The commercial landfill accepts waste from both in and out of state.

The corrective action plan includes drilling monitoring wells and installing gas detection equipment on the perimeter of the landfill to track down gases that are escaping from within the oldest, or “conventional,” layer of the landfill.

Some of the gases, including methane, are being picked up by rainwater passing through the landfill, resulting in leachate, which then flows into nearby groundwater.

The conventional landfill, constructed in 1975 under different ownership and less stringent regulation, sits over an unlined gravel pit.

DEP officials are investigating whether some of the contamination also is leaking from another portion of the landfill located next to the interstate.

Levels of arsenic and several other organic compounds detected in wells on the site exceed federal standards for safe drinking, according to Richard Heath of the DEP’s Bureau of Remediation and Waste Management.

“It’s a significant level of groundwater contamination,” he said Wednesday.

Some contamination also is making its way beyond the landfill site, Heath said.

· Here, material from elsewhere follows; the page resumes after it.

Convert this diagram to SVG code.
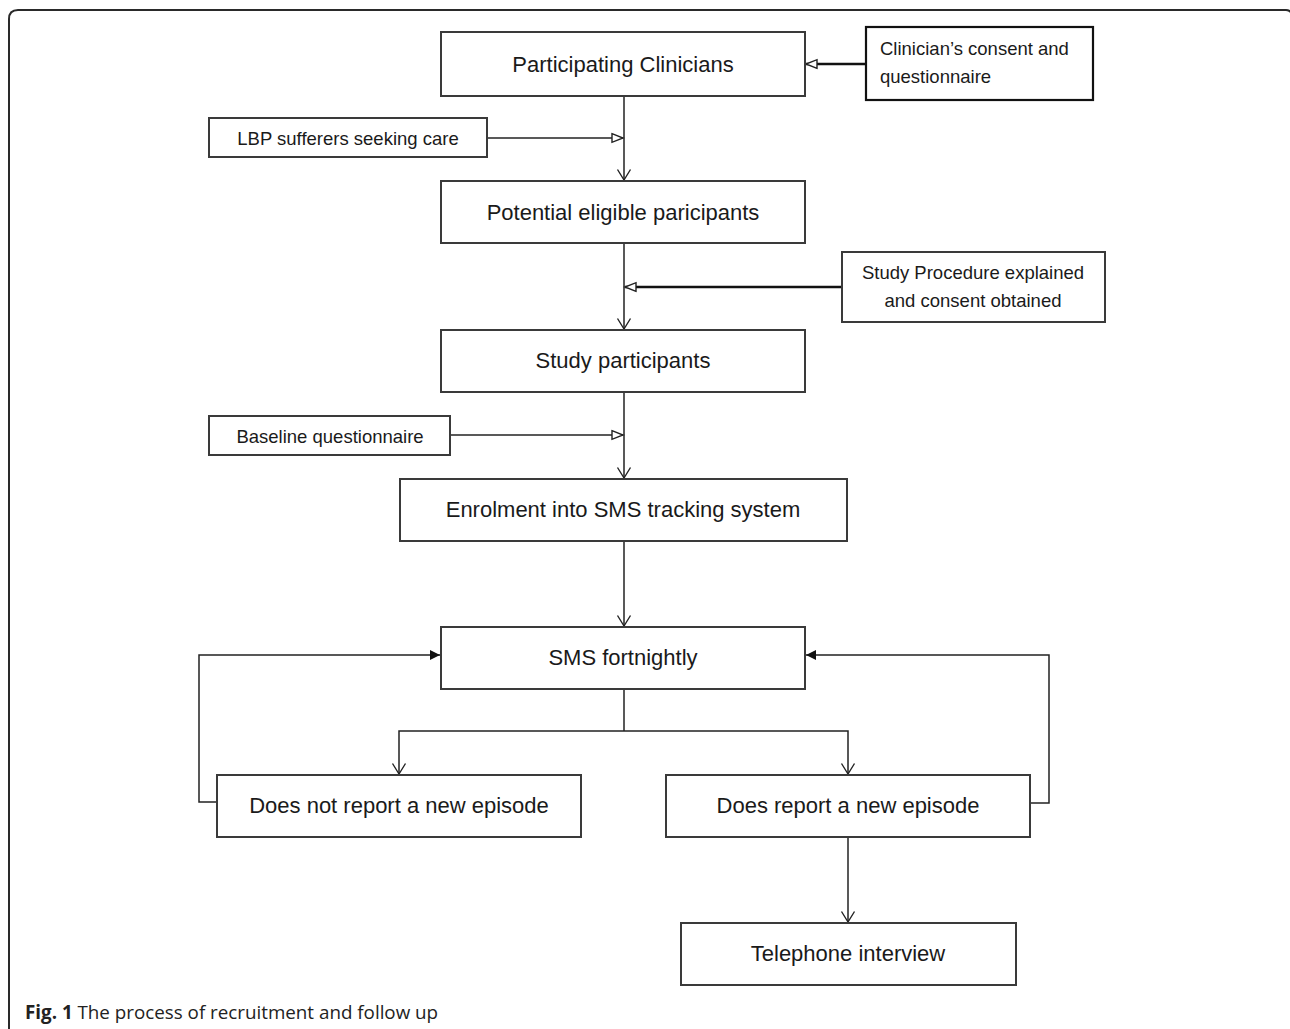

Carbon dioxide and methane produced by degrading waste are escaping and migrating into the soil, he said.

“The fact that it is moving away means we need to do something about it,” Heath said.

Casella’s plan includes further monitoring that will help the company and DEP determine how to address the gas migration problem, he said.

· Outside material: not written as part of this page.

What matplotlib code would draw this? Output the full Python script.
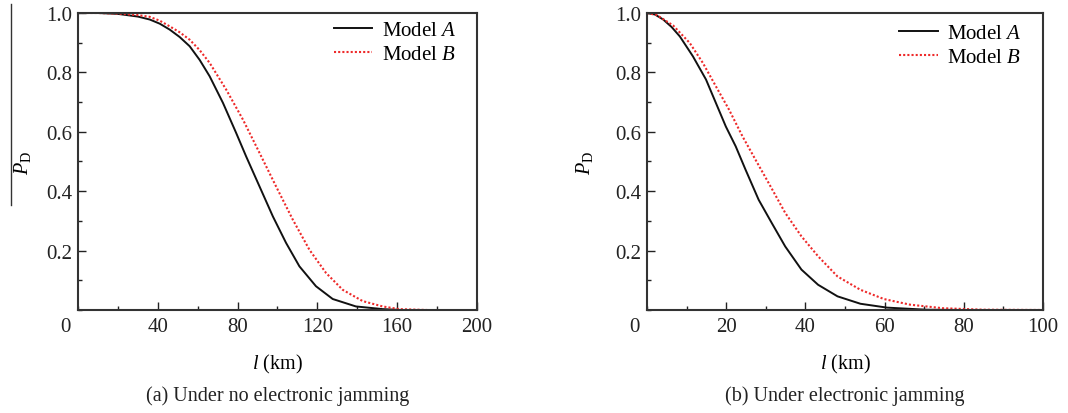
import matplotlib
matplotlib.use('Agg')
import matplotlib.pyplot as plt
from matplotlib.lines import Line2D
from matplotlib.ticker import MultipleLocator

plt.rcParams['font.family'] = ['Liberation Serif', 'DejaVu Serif']
plt.rcParams['mathtext.fontset'] = 'custom'
plt.rcParams['mathtext.rm'] = 'Liberation Serif'
plt.rcParams['mathtext.it'] = 'Liberation Serif:italic'

# (a) no jamming
xa_A = [0, 10, 20, 30, 36, 41, 46, 51, 56, 61, 66, 72.7, 79.3, 84.3, 91, 97.7,
        104.3, 111, 119.3, 127.7, 139.3, 152.7, 162]
ya_A = [1.0, 1.0, 0.997, 0.988, 0.978, 0.964, 0.944, 0.919, 0.888, 0.842, 0.787,
        0.697, 0.596, 0.517, 0.416, 0.315, 0.226, 0.147, 0.08, 0.037, 0.012,
        0.003, 0.0]
xa_B = [0, 10, 20, 30, 36, 41, 46, 51, 56, 61, 66, 74.3, 82.7, 91, 99.3, 107.7,
        116, 124.3, 132.7, 142.7, 152.7, 161, 175]
ya_B = [1.0, 1.0, 0.998, 0.993, 0.987, 0.974, 0.955, 0.935, 0.91, 0.875, 0.832,
        0.742, 0.641, 0.529, 0.416, 0.304, 0.203, 0.125, 0.068, 0.03, 0.012,
        0.003, 0.0]

# (b) jamming
xb_A = [0, 2, 4.1, 6.2, 8.3, 11.6, 14.9, 17.4, 19.9, 22.4, 24.9, 28.2, 31.5, 34.9,
        39, 43.2, 48.1, 53.9, 60.6, 70.5, 80]
yb_A = [1.0, 0.995, 0.978, 0.953, 0.921, 0.854, 0.776, 0.697, 0.618, 0.551, 0.472,
        0.371, 0.293, 0.214, 0.136, 0.085, 0.046, 0.021, 0.008, 0.001, 0.0]
xb_B = [0, 2.5, 6.6, 10.8, 14.1, 17.4, 20.7, 24.1, 27.4, 30.7, 34.9, 39, 43.2,
        48.1, 53.9, 59.8, 66.4, 74.7, 85, 100]
yb_B = [1.0, 0.993, 0.958, 0.899, 0.832, 0.753, 0.675, 0.585, 0.506, 0.428, 0.327,
        0.248, 0.181, 0.113, 0.068, 0.037, 0.018, 0.006, 0.001, 0.0]

yticks = [0.2, 0.4, 0.6, 0.8, 1.0]
xticks_a = [40, 80, 120, 160, 200]
xticks_b = [20, 40, 60, 80, 100]
captions = ['(a) Under no electronic jamming', '(b) Under electronic jamming']

fig = plt.figure(figsize=(10.68, 4.14), dpi=100)
ax1 = fig.add_axes([0.0730, 0.2488, 0.3736, 0.7174])
ax2 = fig.add_axes([0.6058, 0.2488, 0.3708, 0.7174])

panels = [(ax1, xa_A, ya_A, xa_B, ya_B, 200, xticks_a, 20, captions[0], -0.113,
           (0.987, 1.027)),
          (ax2, xb_A, yb_A, xb_B, yb_B, 100, xticks_b, 10, captions[1], -0.131,
           (0.985, 1.017))]

for ax, xA, yA, xB, yB, xmax, xt, xminor, cap, ylab_x, leg_anchor in panels:
    ax.plot(xA, yA, color='#111111', lw=1.4, label='Model $A$')
    ax.plot(xB, yB, color='#ee2a2a', lw=1.5, ls=(0, (1, 1)), label='Model $B$')
    ax.set_xlim(0, xmax)
    ax.set_ylim(0, 1.0)
    ax.set_xticks(xt)
    ax.set_yticks(yticks)
    ax.set_yticklabels(['%.1f' % v for v in yticks])
    ax.xaxis.set_minor_locator(MultipleLocator(xminor))
    ax.yaxis.set_minor_locator(MultipleLocator(0.1))
    ax.tick_params(which='both', direction='in', top=False, right=False,
                   labelsize=15, colors='#222222')
    ax.tick_params(axis='x', pad=5)
    ax.tick_params(axis='y', pad=4)
    ax.tick_params(which='major', length=6, width=1)
    ax.tick_params(which='minor', length=3, width=1)
    for s in ax.spines.values():
        s.set_linewidth(1.5)
        s.set_color('#333333')
    ax.text(-0.032, -0.024, '0', transform=ax.transAxes, ha='center', va='top',
            fontsize=15, color='#222222')
    ax.set_xlabel('$l$ (km)', fontsize=14.5)
    ax.xaxis.set_label_coords(0.5, -0.142)
    ax.set_ylabel('$P_{\\mathrm{D}}$', fontsize=14.5)
    ax.yaxis.set_label_coords(ylab_x, 0.5)
    ax.text(0.5, -0.252, cap, transform=ax.transAxes, ha='center', va='top',
            fontsize=14.5, color='#222222')
    ax.legend(loc='upper right', bbox_to_anchor=leg_anchor, frameon=False,
              fontsize=15, handlelength=1.85, handletextpad=0.45,
              labelspacing=0.2, borderaxespad=0.35)

fig.add_artist(Line2D([0.0103, 0.0103], [0.988, 0.502], transform=fig.transFigure,
                      color='#333333', lw=1))

fig.savefig('out.png', dpi=100)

An additional flare installed last week at the landfill has helped by burning off gases that are collected through a series of pipes, Heath said.

“We’ve seen some improvement in the locations where we’re monitoring gas,” he said.

Missing from the plan is a method to drill into the landfill itself to extract some of the gas. Pine Tree officials proposed opening up the liner that covers the conventional layer and pumping out the leachate – deemed the most effective method by both Casella and DEP – but puncturing the liner was deemed too risky, Cyndi Darling, a DEP environmental specialist, said Wednesday.

DEP staff preferred a method of using a flexible drill to bore into the landfill at angles, but realized through further investigation that poor control over the drill could lead to inadvertent puncturing of the liner, Darling said.

“We’re left with no surefire solution to work within the landfill,” she said.

DEP will continue further investigation, as outlined in the corrective action plan, while the department reviews Casella’s forthcoming application to increase capacity, Darling said.

“They’ll be on parallel tracks,” she said. “They’re totally separate.”